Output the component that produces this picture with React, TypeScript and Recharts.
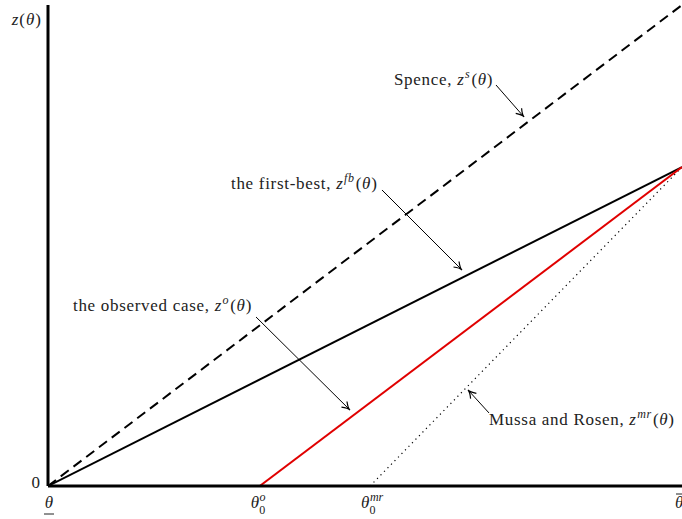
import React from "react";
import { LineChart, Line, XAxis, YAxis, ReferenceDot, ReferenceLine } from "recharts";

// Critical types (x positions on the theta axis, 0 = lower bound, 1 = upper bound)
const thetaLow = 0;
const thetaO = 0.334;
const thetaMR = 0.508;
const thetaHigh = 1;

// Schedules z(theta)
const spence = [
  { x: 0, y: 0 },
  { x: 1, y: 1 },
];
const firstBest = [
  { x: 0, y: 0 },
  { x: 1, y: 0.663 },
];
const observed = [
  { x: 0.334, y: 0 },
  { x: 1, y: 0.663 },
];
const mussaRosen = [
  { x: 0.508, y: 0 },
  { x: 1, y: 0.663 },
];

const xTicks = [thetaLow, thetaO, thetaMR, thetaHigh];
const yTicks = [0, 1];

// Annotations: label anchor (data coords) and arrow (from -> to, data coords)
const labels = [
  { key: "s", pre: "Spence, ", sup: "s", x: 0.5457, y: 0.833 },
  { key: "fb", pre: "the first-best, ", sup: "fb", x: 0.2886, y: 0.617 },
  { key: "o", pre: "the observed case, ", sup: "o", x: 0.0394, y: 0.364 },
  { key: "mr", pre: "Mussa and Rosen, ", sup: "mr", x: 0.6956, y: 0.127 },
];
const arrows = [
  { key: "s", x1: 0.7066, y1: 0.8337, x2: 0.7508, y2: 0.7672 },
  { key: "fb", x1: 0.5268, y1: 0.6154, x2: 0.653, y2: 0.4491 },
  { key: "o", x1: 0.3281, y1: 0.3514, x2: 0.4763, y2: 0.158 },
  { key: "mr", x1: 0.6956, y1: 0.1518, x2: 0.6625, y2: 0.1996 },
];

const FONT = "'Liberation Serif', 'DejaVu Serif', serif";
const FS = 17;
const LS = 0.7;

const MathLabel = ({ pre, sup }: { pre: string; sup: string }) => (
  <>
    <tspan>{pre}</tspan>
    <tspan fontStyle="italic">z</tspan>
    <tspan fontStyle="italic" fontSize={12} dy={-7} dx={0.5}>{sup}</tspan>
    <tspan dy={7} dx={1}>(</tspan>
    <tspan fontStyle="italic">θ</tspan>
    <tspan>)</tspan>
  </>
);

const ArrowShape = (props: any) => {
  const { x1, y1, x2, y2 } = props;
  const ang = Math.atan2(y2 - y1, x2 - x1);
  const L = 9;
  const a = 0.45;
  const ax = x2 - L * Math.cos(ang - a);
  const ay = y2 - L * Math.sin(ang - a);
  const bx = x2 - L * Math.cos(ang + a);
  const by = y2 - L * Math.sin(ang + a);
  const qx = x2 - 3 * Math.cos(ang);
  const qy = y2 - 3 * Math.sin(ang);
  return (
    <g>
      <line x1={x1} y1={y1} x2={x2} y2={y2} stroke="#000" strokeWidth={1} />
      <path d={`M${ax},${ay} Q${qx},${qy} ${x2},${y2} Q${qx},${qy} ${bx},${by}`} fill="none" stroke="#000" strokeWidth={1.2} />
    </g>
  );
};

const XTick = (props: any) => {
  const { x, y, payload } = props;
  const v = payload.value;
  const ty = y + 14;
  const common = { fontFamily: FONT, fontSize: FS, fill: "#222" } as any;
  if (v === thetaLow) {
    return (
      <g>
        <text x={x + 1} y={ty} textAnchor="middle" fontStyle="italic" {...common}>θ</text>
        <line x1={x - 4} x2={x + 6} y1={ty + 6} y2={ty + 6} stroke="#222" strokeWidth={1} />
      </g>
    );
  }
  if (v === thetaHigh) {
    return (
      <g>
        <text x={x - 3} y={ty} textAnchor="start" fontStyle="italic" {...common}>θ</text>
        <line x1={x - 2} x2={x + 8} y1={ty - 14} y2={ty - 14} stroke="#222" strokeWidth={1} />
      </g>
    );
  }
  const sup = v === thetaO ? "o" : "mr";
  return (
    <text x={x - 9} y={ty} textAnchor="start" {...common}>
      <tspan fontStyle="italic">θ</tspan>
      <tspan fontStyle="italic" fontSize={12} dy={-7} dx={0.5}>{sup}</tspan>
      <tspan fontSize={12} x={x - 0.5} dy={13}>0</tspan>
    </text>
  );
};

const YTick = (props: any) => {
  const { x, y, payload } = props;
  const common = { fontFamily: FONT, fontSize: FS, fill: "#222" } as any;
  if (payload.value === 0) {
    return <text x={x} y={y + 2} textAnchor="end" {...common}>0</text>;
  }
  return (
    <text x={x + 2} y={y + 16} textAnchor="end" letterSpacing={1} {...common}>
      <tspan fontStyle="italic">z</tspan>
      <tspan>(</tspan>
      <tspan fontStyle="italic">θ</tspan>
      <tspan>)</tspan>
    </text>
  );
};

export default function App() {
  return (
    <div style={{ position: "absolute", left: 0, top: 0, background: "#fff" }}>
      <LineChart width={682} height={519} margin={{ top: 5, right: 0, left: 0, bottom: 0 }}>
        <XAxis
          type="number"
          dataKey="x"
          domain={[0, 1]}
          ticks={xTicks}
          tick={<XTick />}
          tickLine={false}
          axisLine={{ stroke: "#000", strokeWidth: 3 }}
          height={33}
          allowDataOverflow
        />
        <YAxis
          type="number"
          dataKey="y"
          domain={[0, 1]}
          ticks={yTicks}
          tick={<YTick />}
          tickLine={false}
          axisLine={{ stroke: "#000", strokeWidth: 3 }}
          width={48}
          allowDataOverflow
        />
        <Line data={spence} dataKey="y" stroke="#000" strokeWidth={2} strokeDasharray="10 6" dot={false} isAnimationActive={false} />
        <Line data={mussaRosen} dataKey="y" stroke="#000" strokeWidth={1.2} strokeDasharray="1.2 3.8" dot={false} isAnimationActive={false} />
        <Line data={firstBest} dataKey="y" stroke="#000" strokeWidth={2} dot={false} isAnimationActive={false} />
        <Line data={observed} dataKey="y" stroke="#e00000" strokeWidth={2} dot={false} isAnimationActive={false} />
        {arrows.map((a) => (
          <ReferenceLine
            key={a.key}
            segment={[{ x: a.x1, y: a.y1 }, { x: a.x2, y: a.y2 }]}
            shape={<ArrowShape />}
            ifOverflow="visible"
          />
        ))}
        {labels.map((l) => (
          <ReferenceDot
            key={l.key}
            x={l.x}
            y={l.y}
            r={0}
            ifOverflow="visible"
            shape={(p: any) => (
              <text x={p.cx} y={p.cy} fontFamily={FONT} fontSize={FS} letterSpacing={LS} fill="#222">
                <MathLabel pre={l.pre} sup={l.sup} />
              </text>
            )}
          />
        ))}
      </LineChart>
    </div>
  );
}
==
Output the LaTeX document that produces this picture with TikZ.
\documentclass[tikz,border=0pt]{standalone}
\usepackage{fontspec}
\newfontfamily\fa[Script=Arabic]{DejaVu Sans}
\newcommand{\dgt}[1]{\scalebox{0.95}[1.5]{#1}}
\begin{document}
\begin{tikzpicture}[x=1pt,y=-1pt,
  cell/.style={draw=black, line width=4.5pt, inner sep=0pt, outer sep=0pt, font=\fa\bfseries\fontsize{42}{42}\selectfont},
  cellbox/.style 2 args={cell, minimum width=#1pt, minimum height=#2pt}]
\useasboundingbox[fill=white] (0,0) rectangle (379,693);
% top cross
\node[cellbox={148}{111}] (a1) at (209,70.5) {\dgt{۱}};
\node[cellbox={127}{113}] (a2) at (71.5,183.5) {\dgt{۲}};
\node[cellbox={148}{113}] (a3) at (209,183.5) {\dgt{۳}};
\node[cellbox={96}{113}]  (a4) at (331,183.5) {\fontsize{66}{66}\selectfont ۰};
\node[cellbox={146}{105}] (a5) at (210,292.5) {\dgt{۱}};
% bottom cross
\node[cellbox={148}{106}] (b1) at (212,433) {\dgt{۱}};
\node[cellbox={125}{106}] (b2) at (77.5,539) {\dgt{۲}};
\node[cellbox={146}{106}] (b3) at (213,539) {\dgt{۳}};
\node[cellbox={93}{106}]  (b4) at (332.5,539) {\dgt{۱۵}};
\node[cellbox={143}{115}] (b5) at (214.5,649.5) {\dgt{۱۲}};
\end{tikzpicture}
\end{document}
---
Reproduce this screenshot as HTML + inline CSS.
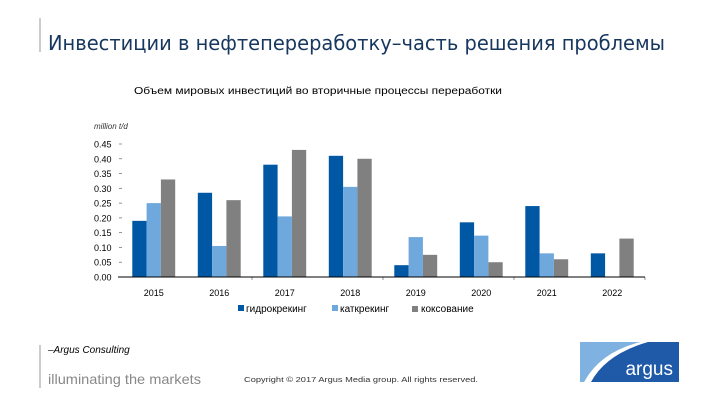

What to work on :: Exactly reproduce the lines from the line holding "Output the component" through the line holding "const yTicks = [0, 1];", and only those; pictures are to be left out.

Answer to the task ::
Output the component that produces this picture with React, TypeScript and Recharts.
import React from "react";
import { LineChart, Line, XAxis, YAxis, ReferenceDot, ReferenceLine } from "recharts";

// Critical types (x positions on the theta axis, 0 = lower bound, 1 = upper bound)
const thetaLow = 0;
const thetaO = 0.334;
const thetaMR = 0.508;
const thetaHigh = 1;

// Schedules z(theta)
const spence = [
  { x: 0, y: 0 },
  { x: 1, y: 1 },
];
const firstBest = [
  { x: 0, y: 0 },
  { x: 1, y: 0.663 },
];
const observed = [
  { x: 0.334, y: 0 },
  { x: 1, y: 0.663 },
];
const mussaRosen = [
  { x: 0.508, y: 0 },
  { x: 1, y: 0.663 },
];

const xTicks = [thetaLow, thetaO, thetaMR, thetaHigh];
const yTicks = [0, 1];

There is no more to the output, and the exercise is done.